- TASK: Reproduce the material in full, exactly as written.

- AVAILABLE DATA:
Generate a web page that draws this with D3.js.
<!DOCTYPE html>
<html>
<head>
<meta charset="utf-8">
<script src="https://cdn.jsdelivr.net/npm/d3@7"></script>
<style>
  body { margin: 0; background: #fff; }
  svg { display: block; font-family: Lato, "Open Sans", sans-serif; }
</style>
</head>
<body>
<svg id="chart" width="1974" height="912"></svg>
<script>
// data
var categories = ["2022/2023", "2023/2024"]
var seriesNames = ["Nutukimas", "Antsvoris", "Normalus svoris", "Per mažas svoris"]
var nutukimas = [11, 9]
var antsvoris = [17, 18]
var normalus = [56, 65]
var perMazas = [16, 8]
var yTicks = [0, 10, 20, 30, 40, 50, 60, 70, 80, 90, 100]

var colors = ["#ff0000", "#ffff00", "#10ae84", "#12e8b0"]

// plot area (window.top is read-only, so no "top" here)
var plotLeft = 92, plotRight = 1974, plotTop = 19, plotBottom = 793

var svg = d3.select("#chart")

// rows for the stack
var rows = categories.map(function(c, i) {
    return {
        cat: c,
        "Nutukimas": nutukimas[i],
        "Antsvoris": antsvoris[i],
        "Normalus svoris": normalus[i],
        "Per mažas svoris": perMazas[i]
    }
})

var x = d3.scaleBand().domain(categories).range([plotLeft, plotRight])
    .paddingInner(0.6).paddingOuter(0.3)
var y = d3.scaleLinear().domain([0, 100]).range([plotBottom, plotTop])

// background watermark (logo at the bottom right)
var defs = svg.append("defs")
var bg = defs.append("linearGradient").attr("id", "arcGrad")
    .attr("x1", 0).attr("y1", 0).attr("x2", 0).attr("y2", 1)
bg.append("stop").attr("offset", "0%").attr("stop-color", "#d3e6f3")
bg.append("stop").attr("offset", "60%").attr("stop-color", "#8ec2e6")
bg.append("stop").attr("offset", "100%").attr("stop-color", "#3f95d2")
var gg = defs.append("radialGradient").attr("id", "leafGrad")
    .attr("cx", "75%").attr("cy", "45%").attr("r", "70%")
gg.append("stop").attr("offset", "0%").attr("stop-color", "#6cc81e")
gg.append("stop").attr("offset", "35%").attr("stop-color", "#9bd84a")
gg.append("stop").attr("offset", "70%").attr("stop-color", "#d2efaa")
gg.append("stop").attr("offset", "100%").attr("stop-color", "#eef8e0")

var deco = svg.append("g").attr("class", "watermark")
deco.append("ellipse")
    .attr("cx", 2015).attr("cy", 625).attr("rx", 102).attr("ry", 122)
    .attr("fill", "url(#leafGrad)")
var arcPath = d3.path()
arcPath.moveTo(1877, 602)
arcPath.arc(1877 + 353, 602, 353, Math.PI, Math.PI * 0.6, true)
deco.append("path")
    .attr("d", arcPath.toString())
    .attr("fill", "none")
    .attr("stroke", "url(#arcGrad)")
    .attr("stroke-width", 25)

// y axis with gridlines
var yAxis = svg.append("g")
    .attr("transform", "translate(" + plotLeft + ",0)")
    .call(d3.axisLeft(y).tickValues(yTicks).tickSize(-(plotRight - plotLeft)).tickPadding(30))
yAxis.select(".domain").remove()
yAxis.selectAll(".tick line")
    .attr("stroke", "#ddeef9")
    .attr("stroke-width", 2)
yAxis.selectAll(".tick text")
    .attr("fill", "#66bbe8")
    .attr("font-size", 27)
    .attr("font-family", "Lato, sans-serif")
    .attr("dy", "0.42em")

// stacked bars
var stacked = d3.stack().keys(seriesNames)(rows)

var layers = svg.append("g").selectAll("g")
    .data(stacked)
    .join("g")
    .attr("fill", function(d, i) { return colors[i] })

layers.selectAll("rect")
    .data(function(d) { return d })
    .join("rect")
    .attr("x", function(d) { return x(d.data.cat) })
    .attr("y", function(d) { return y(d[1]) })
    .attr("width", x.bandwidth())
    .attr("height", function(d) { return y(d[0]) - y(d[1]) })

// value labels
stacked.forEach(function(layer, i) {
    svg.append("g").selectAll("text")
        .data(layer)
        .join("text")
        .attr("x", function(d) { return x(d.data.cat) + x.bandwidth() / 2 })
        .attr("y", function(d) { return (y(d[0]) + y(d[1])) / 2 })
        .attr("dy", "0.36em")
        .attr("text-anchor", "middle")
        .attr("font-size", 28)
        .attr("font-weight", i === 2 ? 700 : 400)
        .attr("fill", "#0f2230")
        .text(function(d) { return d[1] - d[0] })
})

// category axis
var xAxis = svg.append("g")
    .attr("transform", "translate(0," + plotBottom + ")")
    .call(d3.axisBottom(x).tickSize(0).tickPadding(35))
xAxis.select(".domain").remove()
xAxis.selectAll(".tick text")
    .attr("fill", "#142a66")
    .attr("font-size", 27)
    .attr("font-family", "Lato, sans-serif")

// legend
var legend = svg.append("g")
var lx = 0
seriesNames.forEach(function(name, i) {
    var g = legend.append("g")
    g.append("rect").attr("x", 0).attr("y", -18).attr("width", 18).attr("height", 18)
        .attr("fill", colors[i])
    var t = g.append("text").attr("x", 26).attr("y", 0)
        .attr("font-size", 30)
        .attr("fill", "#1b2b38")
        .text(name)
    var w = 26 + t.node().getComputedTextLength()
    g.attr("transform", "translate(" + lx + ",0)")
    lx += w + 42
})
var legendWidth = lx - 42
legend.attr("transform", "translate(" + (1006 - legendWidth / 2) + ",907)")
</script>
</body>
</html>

- THE ANSWER:
Generate a web page that draws this with D3.js.
<!DOCTYPE html>
<html>
<head>
<meta charset="utf-8">
<script src="https://cdn.jsdelivr.net/npm/d3@7"></script>
<style>
  body { margin: 0; background: #fff; }
  svg { display: block; font-family: Lato, "Open Sans", sans-serif; }
</style>
</head>
<body>
<svg id="chart" width="1974" height="912"></svg>
<script>
// data
var categories = ["2022/2023", "2023/2024"]
var seriesNames = ["Nutukimas", "Antsvoris", "Normalus svoris", "Per mažas svoris"]
var nutukimas = [11, 9]
var antsvoris = [17, 18]
var normalus = [56, 65]
var perMazas = [16, 8]
var yTicks = [0, 10, 20, 30, 40, 50, 60, 70, 80, 90, 100]

var colors = ["#ff0000", "#ffff00", "#10ae84", "#12e8b0"]

// plot area (window.top is read-only, so no "top" here)
var plotLeft = 92, plotRight = 1974, plotTop = 19, plotBottom = 793

var svg = d3.select("#chart")

// rows for the stack
var rows = categories.map(function(c, i) {
    return {
        cat: c,
        "Nutukimas": nutukimas[i],
        "Antsvoris": antsvoris[i],
        "Normalus svoris": normalus[i],
        "Per mažas svoris": perMazas[i]
    }
})

var x = d3.scaleBand().domain(categories).range([plotLeft, plotRight])
    .paddingInner(0.6).paddingOuter(0.3)
var y = d3.scaleLinear().domain([0, 100]).range([plotBottom, plotTop])

// background watermark (logo at the bottom right)
var defs = svg.append("defs")
var bg = defs.append("linearGradient").attr("id", "arcGrad")
    .attr("x1", 0).attr("y1", 0).attr("x2", 0).attr("y2", 1)
bg.append("stop").attr("offset", "0%").attr("stop-color", "#d3e6f3")
bg.append("stop").attr("offset", "60%").attr("stop-color", "#8ec2e6")
bg.append("stop").attr("offset", "100%").attr("stop-color", "#3f95d2")
var gg = defs.append("radialGradient").attr("id", "leafGrad")
    .attr("cx", "75%").attr("cy", "45%").attr("r", "70%")
gg.append("stop").attr("offset", "0%").attr("stop-color", "#6cc81e")
gg.append("stop").attr("offset", "35%").attr("stop-color", "#9bd84a")
gg.append("stop").attr("offset", "70%").attr("stop-color", "#d2efaa")
gg.append("stop").attr("offset", "100%").attr("stop-color", "#eef8e0")

var deco = svg.append("g").attr("class", "watermark")
deco.append("ellipse")
    .attr("cx", 2015).attr("cy", 625).attr("rx", 102).attr("ry", 122)
    .attr("fill", "url(#leafGrad)")
var arcPath = d3.path()
arcPath.moveTo(1877, 602)
arcPath.arc(1877 + 353, 602, 353, Math.PI, Math.PI * 0.6, true)
deco.append("path")
    .attr("d", arcPath.toString())
    .attr("fill", "none")
    .attr("stroke", "url(#arcGrad)")
    .attr("stroke-width", 25)

// y axis with gridlines
var yAxis = svg.append("g")
    .attr("transform", "translate(" + plotLeft + ",0)")
    .call(d3.axisLeft(y).tickValues(yTicks).tickSize(-(plotRight - plotLeft)).tickPadding(30))
yAxis.select(".domain").remove()
yAxis.selectAll(".tick line")
    .attr("stroke", "#ddeef9")
    .attr("stroke-width", 2)
yAxis.selectAll(".tick text")
    .attr("fill", "#66bbe8")
    .attr("font-size", 27)
    .attr("font-family", "Lato, sans-serif")
    .attr("dy", "0.42em")

// stacked bars
var stacked = d3.stack().keys(seriesNames)(rows)

var layers = svg.append("g").selectAll("g")
    .data(stacked)
    .join("g")
    .attr("fill", function(d, i) { return colors[i] })

layers.selectAll("rect")
    .data(function(d) { return d })
    .join("rect")
    .attr("x", function(d) { return x(d.data.cat) })
    .attr("y", function(d) { return y(d[1]) })
    .attr("width", x.bandwidth())
    .attr("height", function(d) { return y(d[0]) - y(d[1]) })

// value labels
stacked.forEach(function(layer, i) {
    svg.append("g").selectAll("text")
        .data(layer)
        .join("text")
        .attr("x", function(d) { return x(d.data.cat) + x.bandwidth() / 2 })
        .attr("y", function(d) { return (y(d[0]) + y(d[1])) / 2 })
        .attr("dy", "0.36em")
        .attr("text-anchor", "middle")
        .attr("font-size", 28)
        .attr("font-weight", i === 2 ? 700 : 400)
        .attr("fill", "#0f2230")
        .text(function(d) { return d[1] - d[0] })
})

// category axis
var xAxis = svg.append("g")
    .attr("transform", "translate(0," + plotBottom + ")")
    .call(d3.axisBottom(x).tickSize(0).tickPadding(35))
xAxis.select(".domain").remove()
xAxis.selectAll(".tick text")
    .attr("fill", "#142a66")
    .attr("font-size", 27)
    .attr("font-family", "Lato, sans-serif")

// legend
var legend = svg.append("g")
var lx = 0
seriesNames.forEach(function(name, i) {
    var g = legend.append("g")
    g.append("rect").attr("x", 0).attr("y", -18).attr("width", 18).attr("height", 18)
        .attr("fill", colors[i])
    var t = g.append("text").attr("x", 26).attr("y", 0)
        .attr("font-size", 30)
        .attr("fill", "#1b2b38")
        .text(name)
    var w = 26 + t.node().getComputedTextLength()
    g.attr("transform", "translate(" + lx + ",0)")
    lx += w + 42
})
var legendWidth = lx - 42
legend.attr("transform", "translate(" + (1006 - legendWidth / 2) + ",907)")
</script>
</body>
</html>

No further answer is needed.